As Texas parents who divorce begin to negotiate how to emotionally and financially support their children, they might wonder how to proceed with the children’s education. As with many other aspects of child-rearing, parents will not always see eye to eye about how and where children should be educated and who will pay for the related costs.
The costs of education
Whether families choose to seek a public or private education, there are costs involved. Private school tuition for K-12 can costs as much as a college education. A public school education, though more affordable, also includes expenses such as supplies, field trips, fundraising events and teacher gifts. Once the children grow and go to college, those costs can continue to mount up.
Who pays for the children’s education?
Paying for children’s educational needs is connected to the best interests of the children. During the divorce negotiations, parents should work towards clearly establishing how the costs associated with education will be met in the near and far futures. Establishing clear terms from the beginning can save a lot of stress and tension later.

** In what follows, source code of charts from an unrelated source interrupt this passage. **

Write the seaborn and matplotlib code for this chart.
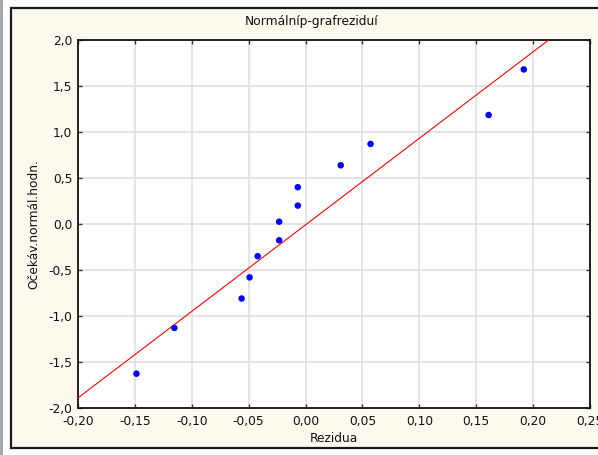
import matplotlib
matplotlib.use("Agg")
import matplotlib.pyplot as plt
import matplotlib.patches as mpatches
import seaborn as sns
import pandas as pd

# Data
residuals = [-0.1486, -0.1153, -0.0562, -0.0492, -0.0421, -0.0232, -0.0232,
             -0.0068, -0.0068, 0.0309, 0.0571, 0.1609, 0.1918]
expected = [-1.627, -1.13, -0.81, -0.58, -0.35, -0.177, 0.025,
            0.20, 0.40, 0.638, 0.87, 1.185, 1.68]
line_x = [-0.20, 0.25]
line_y = [-1.89, 2.342]
x_ticks = [-0.20, -0.15, -0.10, -0.05, 0.00, 0.05, 0.10, 0.15, 0.20, 0.25]
y_ticks = [-2.0, -1.5, -1.0, -0.5, 0.0, 0.5, 1.0, 1.5, 2.0]
title = "Normálníp-grafreziduí"
xlabel = "Rezidua"
ylabel = "Očekáv.normál.hodn."

sns.set_theme(style="whitegrid")
plt.rcParams['font.family'] = ['DejaVu Sans']

W, H = 598, 455
FS = 8.8
fig = plt.figure(figsize=(W / 100, H / 100), dpi=100)
fig.patch.set_facecolor('white')

# outer cream frame
fig.patches.append(mpatches.Rectangle((11 / W, 1 - 448 / H), (W + 20 - 11) / W, (448 - 8) / H,
                                      transform=fig.transFigure, facecolor='#FDF9EE',
                                      edgecolor='#1a1a1a', linewidth=1.6, zorder=-2))
fig.patches.append(mpatches.Rectangle((0, 0), 3 / W, 1, transform=fig.transFigure,
                                      facecolor='#A8A8A8', edgecolor='none', zorder=-2))

ax = fig.add_axes([78 / W, 1 - 408 / H, (590 - 78) / W, (408 - 40) / H])
ax.set_facecolor('white')

df = pd.DataFrame({'x': residuals, 'y': expected})
ldf = pd.DataFrame({'x': line_x, 'y': line_y})
sns.lineplot(data=ldf, x='x', y='y', ax=ax, color='#FF0000', linewidth=0.8, zorder=3)
sns.scatterplot(data=df, x='x', y='y', ax=ax, color='#0000FF', s=22, edgecolor='none', zorder=4)

ax.set_xlim(-0.20, 0.25)
ax.set_ylim(-2.0, 2.0)
ax.set_xticks(x_ticks)
ax.set_yticks(y_ticks)
ax.set_xticklabels([f"{v:.2f}".replace('.', ',') for v in x_ticks], fontsize=FS)
ax.set_yticklabels([f"{v:.1f}".replace('.', ',') for v in y_ticks], fontsize=FS)
ax.grid(True, color='#DCDCDC', linewidth=1.1)
ax.tick_params(axis='both', which='both', direction='in', length=3, width=1, color='#333333',
               top=True, right=True, bottom=True, left=True, labelcolor='#111111')
ax.tick_params(axis='x', pad=5)
ax.tick_params(axis='y', pad=4)
for s in ax.spines.values():
    s.set_color('#111111')
    s.set_linewidth(1.3)
    s.set_visible(True)

ax.set_xlabel(xlabel, fontsize=FS, labelpad=3, color='#111111')
ax.set_ylabel(ylabel, fontsize=FS, labelpad=6, color='#111111')
fig.text(312 / W, 1 - 22 / H, title, ha='center', va='center', fontsize=FS, color='#111111')

fig.savefig('out.png', dpi=100)
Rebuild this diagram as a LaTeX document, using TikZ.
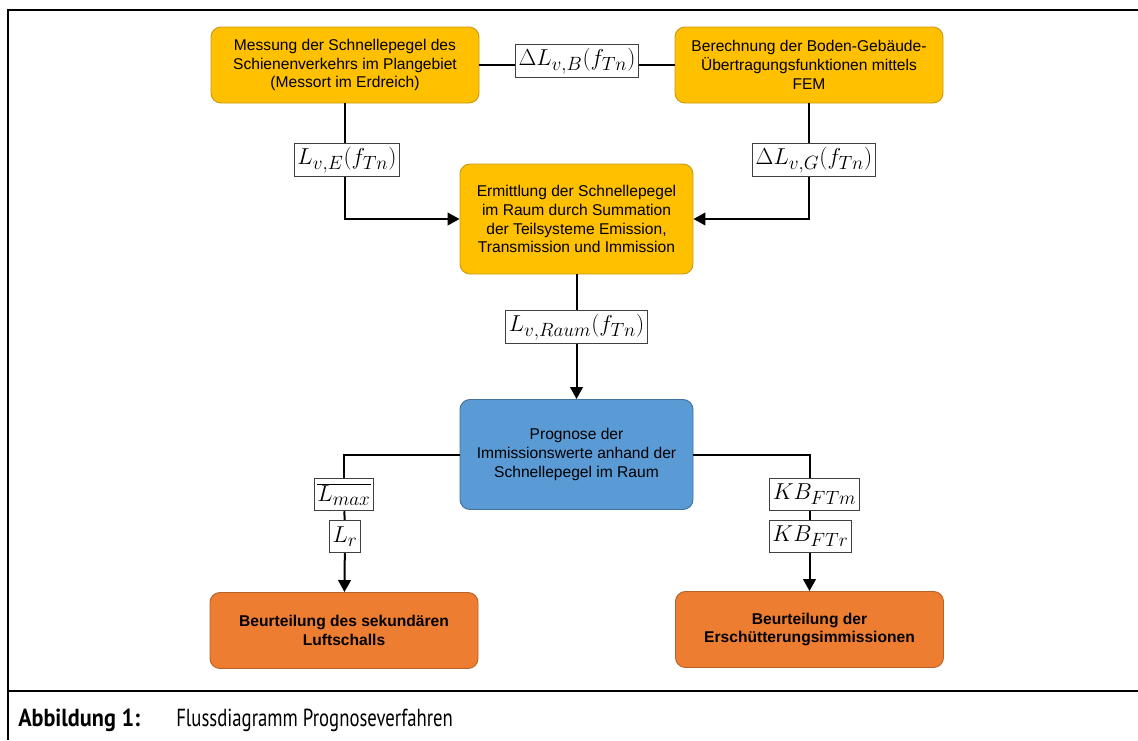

Some of the things parents should discuss include:
- The cost of school and related activities and what each parent will be responsible for
- The limits of what they will be required to pay once their child go to college
- Provisions on whether the financial support for college will depend on parents’ consent of the child’s choices of college
- Other methods of financial support, such as 529 savings plans
Education is a central part of a child’s upbringing. Both parents must contribute to pay for the costs associated with their children’s education so it is recommended that they work together to reach an agreement on how they will handle educational decisions and split the expenses.